When I received this news, I had just finished the season one finale of Parks and Recreation on Netflix (yes, I know — I’m super late). Surprise kicked like a fist of air balling in the center of my throat. As I lay staring at the message, seeing words but not making meaning, I read and re-read and re-read again, as if my heartbreak would disable itself with each iteration.
It didn’t help that that day was also the anniversary of the worst day of my life. May 28, 2015 marked three years since my 18-year-old brother died tragically during a swim in a river in our hometown. The day was almost over — I’d almost made it through and had been doing okay…until I wasn’t.
After Trevor’s death, I stopped trying to make sense of the world or attach meaning to every loop and twist the universe thrust upon my life. But that day, I lay across the bed obstructed by disbelief. The moment stood empty as air from my fan tumbled in billowing waves across my body, my fingers looped loosely around the phone about to peel from my grasp. Someone I trusted, began to care for, divulged dreams to and wished away fears beside had been deliberately hurtful — to me, to her, to others (yes, there were others).
As my thoughts crept into darkness, I allowed my happiness to break at the hands of someone with no intention of fostering its longevity. Only after reigning in the balloon of grief and shock did I understand that it wasn’t about Derrick or Calvin or the universe. It was about me and my ability to control my own happiness — what I do, what I feel, where I go, who I’m with, how I respond to others and place myself in their presence.

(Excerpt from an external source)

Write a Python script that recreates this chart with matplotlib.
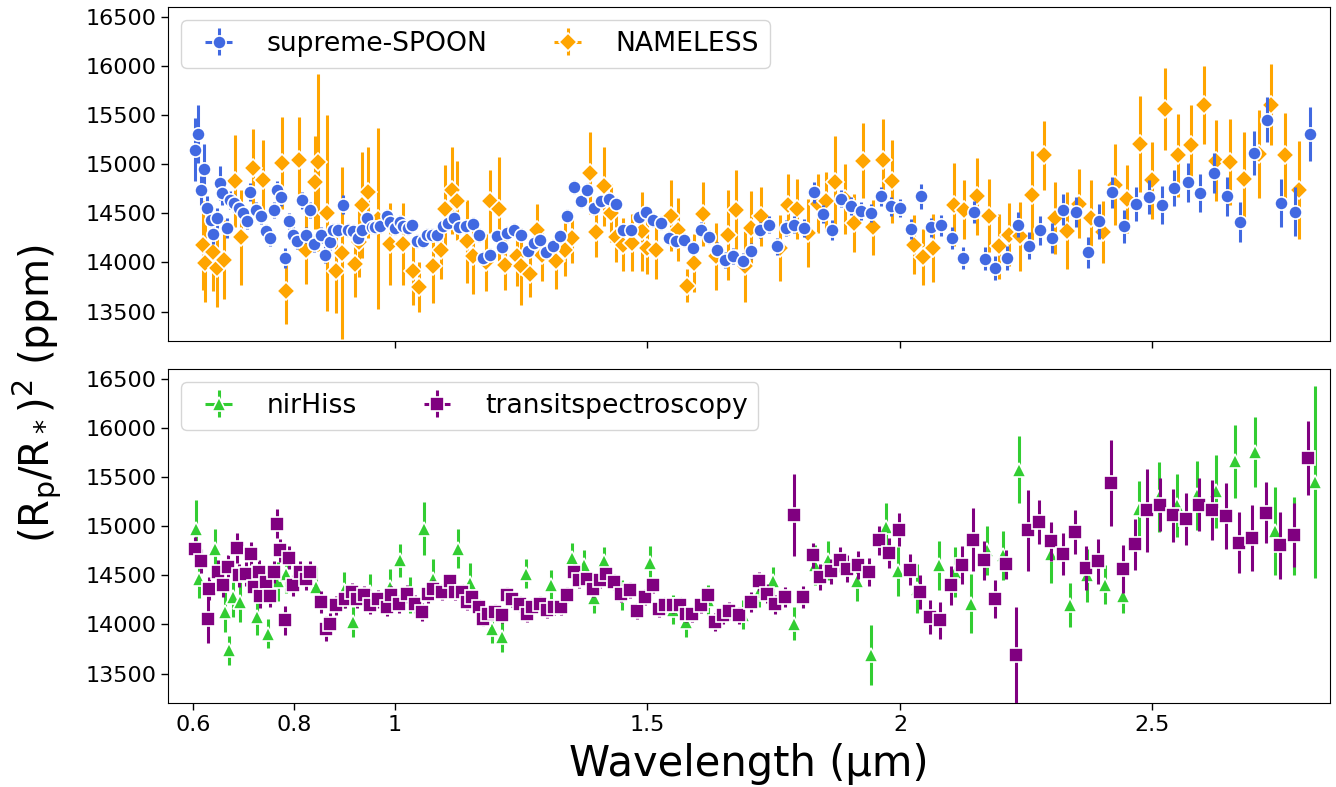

A very wise friend taught me a lesson about happiness, and in the aftermath of my moment of darkness, I reflected on its truth. We, as humans, interact for a variety of reasons: to forge friendships, to experience romance, to exchange ideas, to seek validation and to fortify our own sense of self-worth. When we engage with others, we don’t know what is on the other side until after. Thus, meeting an interaction with preconceived expectations of others often leads to disappointment or misunderstanding. Because we can’t expect others to fill a need or a void that we can’t fulfill ourselves. That insistence repels the responsibility of constructing happiness away from us and pressures others to do the heavy-lifting.
In response to disappointment, instead of being angry, hurt or jealous of others we should wish them well. In doing so, that catapults outward feelings of bitterness or resentment and we begin to heal, internalizing the positivity we push out to the world.
Happiness is not, I have come to believe, directly related to the fruition of our expectations. Relating the two deludes our ability to see what we have, what we want and what we truly enjoy. Happiness is, rather, our story of existence. It’s a path we forge internally through daily affirmations of our amazingness and by independently feeding the desires of our souls.
Happiness can neither be created nor sustained by anyone other than ourselves. For me, it’s being untethered to doubt and fear; watching the night roll by under a canopy of hanging stars; showering my eyes with new visions and worlds unseen; wearing the exuberance of my spirit with pride and honor and somersaulting into the unknown with time bending forward, syncing vertebrae by vertebrae, arching to my mold.